STATED PROBLEM »
Look at the data below and print exactly the lines from its first line through the line with "const gluValAcc = [0.8119, 0.8016, 0.8103];"; the pictures stay out of the copy.

AVAILABLE DATA »

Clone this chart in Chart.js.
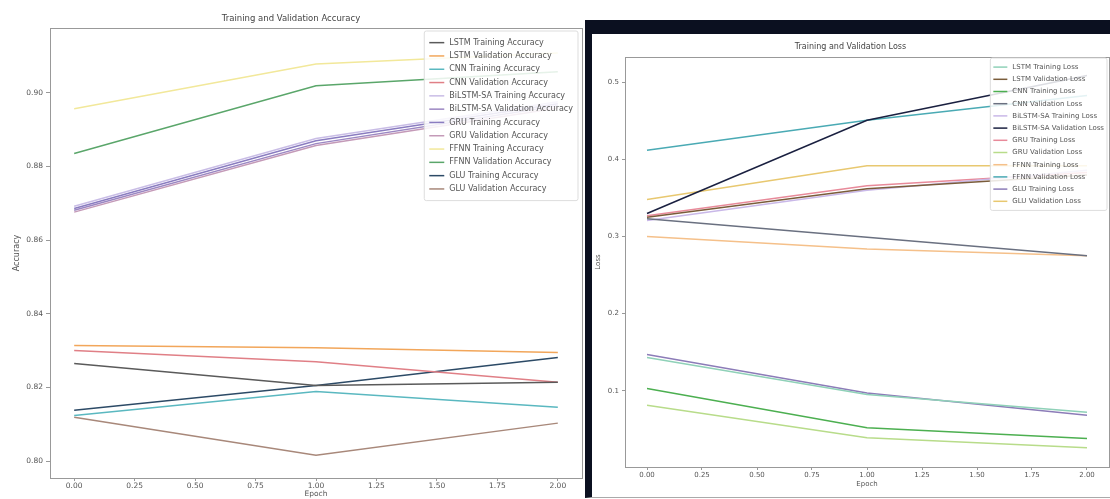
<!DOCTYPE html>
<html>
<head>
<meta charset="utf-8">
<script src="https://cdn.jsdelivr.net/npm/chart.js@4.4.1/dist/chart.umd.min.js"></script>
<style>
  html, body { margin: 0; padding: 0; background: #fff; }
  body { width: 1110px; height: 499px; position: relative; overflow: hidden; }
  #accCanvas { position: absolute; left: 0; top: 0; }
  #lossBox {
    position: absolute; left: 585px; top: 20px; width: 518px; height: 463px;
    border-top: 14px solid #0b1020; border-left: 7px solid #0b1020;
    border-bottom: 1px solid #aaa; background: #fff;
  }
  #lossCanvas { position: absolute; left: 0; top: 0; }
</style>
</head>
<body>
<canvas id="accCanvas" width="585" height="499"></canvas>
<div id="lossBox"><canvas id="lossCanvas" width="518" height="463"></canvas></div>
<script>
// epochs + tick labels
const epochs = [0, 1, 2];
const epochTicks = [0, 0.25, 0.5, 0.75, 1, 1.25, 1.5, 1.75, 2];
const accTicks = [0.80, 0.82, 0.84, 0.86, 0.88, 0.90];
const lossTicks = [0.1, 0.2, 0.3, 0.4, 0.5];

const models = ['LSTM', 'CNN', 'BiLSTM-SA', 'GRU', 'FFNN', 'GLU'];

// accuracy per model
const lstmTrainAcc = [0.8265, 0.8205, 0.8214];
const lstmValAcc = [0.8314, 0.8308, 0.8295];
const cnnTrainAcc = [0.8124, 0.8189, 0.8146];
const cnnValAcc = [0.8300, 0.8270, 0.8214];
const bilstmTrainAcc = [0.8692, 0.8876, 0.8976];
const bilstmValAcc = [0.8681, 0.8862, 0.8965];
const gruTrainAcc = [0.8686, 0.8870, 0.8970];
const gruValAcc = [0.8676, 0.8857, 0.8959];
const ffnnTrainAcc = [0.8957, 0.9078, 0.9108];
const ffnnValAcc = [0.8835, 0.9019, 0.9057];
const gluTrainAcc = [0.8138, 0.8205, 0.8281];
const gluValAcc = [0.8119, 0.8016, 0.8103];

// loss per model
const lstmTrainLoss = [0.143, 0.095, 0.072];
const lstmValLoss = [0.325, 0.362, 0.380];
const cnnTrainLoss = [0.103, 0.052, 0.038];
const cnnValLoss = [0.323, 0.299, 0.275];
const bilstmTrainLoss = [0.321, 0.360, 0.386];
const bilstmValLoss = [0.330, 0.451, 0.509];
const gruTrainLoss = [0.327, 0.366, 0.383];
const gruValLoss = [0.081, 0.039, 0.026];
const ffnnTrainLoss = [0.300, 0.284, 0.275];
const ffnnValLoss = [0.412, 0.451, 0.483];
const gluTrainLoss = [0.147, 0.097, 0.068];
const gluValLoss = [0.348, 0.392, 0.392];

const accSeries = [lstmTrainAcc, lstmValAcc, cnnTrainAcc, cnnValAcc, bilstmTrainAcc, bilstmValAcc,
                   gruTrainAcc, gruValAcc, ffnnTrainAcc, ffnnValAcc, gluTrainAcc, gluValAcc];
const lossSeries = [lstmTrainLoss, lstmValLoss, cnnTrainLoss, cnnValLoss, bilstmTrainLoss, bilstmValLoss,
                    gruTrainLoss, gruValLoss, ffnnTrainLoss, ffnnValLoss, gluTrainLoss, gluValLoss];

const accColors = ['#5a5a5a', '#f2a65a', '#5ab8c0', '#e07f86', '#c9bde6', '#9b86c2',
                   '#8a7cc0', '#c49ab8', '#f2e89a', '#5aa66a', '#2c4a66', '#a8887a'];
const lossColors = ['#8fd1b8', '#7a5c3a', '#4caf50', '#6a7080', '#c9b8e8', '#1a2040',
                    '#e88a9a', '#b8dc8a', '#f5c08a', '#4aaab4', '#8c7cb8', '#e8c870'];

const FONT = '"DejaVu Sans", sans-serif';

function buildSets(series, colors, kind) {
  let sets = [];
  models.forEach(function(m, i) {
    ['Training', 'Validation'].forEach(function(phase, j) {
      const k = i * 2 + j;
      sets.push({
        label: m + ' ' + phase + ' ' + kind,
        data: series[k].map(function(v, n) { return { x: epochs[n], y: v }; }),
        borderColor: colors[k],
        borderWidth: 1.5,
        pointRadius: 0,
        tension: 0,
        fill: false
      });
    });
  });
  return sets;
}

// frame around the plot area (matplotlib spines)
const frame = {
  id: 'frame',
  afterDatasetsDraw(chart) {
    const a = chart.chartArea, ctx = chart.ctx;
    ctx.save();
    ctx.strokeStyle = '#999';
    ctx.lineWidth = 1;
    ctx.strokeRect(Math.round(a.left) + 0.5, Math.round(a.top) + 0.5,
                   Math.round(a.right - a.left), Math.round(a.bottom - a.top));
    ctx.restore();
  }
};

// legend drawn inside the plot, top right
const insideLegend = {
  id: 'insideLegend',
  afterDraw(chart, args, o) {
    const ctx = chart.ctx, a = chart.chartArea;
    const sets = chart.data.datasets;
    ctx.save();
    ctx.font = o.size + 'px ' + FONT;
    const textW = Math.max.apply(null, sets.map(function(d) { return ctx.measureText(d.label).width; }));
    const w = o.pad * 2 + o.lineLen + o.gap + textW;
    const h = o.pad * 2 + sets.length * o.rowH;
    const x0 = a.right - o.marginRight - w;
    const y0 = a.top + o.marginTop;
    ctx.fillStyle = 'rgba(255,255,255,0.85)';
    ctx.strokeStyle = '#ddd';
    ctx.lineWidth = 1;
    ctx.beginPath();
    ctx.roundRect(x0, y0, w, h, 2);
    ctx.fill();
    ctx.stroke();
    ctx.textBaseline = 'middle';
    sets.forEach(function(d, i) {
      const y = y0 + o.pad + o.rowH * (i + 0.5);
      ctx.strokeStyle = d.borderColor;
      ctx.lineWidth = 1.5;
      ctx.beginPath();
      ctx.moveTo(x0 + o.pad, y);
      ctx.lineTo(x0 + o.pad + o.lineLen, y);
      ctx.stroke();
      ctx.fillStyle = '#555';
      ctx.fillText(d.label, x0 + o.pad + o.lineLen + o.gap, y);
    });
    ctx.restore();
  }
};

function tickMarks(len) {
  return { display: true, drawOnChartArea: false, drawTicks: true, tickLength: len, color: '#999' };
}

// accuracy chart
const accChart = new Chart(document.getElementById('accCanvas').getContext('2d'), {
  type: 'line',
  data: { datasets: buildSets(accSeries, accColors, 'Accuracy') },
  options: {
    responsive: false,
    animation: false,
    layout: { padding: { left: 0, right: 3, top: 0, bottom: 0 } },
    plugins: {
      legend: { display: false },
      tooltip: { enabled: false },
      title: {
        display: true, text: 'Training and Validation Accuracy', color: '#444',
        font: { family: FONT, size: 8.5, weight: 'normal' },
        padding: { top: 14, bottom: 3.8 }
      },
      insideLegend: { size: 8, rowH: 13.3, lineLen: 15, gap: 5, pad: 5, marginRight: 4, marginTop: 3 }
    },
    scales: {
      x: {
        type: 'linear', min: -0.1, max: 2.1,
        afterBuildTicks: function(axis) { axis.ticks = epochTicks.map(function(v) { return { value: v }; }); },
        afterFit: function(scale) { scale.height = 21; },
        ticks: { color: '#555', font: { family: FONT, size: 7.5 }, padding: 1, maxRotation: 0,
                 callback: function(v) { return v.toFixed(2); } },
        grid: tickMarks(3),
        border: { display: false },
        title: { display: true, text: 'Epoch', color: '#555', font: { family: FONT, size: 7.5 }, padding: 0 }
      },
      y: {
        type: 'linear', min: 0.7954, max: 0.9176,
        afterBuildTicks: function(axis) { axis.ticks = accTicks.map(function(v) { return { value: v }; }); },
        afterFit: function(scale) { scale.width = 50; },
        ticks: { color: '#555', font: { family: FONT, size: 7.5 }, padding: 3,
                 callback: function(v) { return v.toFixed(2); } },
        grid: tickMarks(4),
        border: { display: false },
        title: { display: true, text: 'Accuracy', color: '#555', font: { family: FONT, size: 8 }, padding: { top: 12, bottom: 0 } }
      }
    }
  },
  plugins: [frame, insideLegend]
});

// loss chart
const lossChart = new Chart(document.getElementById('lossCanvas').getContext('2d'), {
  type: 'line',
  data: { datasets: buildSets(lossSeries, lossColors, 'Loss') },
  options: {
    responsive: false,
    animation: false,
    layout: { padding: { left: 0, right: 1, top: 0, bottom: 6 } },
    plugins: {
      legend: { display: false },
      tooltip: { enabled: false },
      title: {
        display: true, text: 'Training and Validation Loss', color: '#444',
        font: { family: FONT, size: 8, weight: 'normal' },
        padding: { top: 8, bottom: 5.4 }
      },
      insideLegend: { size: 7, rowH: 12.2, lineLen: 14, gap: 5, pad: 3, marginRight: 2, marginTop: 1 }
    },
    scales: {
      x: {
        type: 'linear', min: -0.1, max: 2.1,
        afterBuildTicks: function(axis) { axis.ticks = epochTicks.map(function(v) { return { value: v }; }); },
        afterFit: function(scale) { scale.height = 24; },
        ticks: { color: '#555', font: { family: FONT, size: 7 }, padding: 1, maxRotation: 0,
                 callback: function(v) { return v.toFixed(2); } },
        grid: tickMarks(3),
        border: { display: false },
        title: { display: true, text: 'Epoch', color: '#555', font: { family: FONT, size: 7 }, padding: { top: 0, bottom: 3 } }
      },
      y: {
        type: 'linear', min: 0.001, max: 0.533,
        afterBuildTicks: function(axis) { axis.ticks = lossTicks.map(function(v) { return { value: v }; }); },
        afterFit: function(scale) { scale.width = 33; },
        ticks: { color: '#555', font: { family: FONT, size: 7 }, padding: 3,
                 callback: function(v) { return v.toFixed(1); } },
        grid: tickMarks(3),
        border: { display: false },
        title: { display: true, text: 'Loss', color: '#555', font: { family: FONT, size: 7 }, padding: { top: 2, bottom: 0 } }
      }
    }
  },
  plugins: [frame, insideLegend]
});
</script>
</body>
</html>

OUTPUT OF THE EXERCISE »
Clone this chart in Chart.js.
<!DOCTYPE html>
<html>
<head>
<meta charset="utf-8">
<script src="https://cdn.jsdelivr.net/npm/chart.js@4.4.1/dist/chart.umd.min.js"></script>
<style>
  html, body { margin: 0; padding: 0; background: #fff; }
  body { width: 1110px; height: 499px; position: relative; overflow: hidden; }
  #accCanvas { position: absolute; left: 0; top: 0; }
  #lossBox {
    position: absolute; left: 585px; top: 20px; width: 518px; height: 463px;
    border-top: 14px solid #0b1020; border-left: 7px solid #0b1020;
    border-bottom: 1px solid #aaa; background: #fff;
  }
  #lossCanvas { position: absolute; left: 0; top: 0; }
</style>
</head>
<body>
<canvas id="accCanvas" width="585" height="499"></canvas>
<div id="lossBox"><canvas id="lossCanvas" width="518" height="463"></canvas></div>
<script>
// epochs + tick labels
const epochs = [0, 1, 2];
const epochTicks = [0, 0.25, 0.5, 0.75, 1, 1.25, 1.5, 1.75, 2];
const accTicks = [0.80, 0.82, 0.84, 0.86, 0.88, 0.90];
const lossTicks = [0.1, 0.2, 0.3, 0.4, 0.5];

const models = ['LSTM', 'CNN', 'BiLSTM-SA', 'GRU', 'FFNN', 'GLU'];

// accuracy per model
const lstmTrainAcc = [0.8265, 0.8205, 0.8214];
const lstmValAcc = [0.8314, 0.8308, 0.8295];
const cnnTrainAcc = [0.8124, 0.8189, 0.8146];
const cnnValAcc = [0.8300, 0.8270, 0.8214];
const bilstmTrainAcc = [0.8692, 0.8876, 0.8976];
const bilstmValAcc = [0.8681, 0.8862, 0.8965];
const gruTrainAcc = [0.8686, 0.8870, 0.8970];
const gruValAcc = [0.8676, 0.8857, 0.8959];
const ffnnTrainAcc = [0.8957, 0.9078, 0.9108];
const ffnnValAcc = [0.8835, 0.9019, 0.9057];
const gluTrainAcc = [0.8138, 0.8205, 0.8281];
const gluValAcc = [0.8119, 0.8016, 0.8103];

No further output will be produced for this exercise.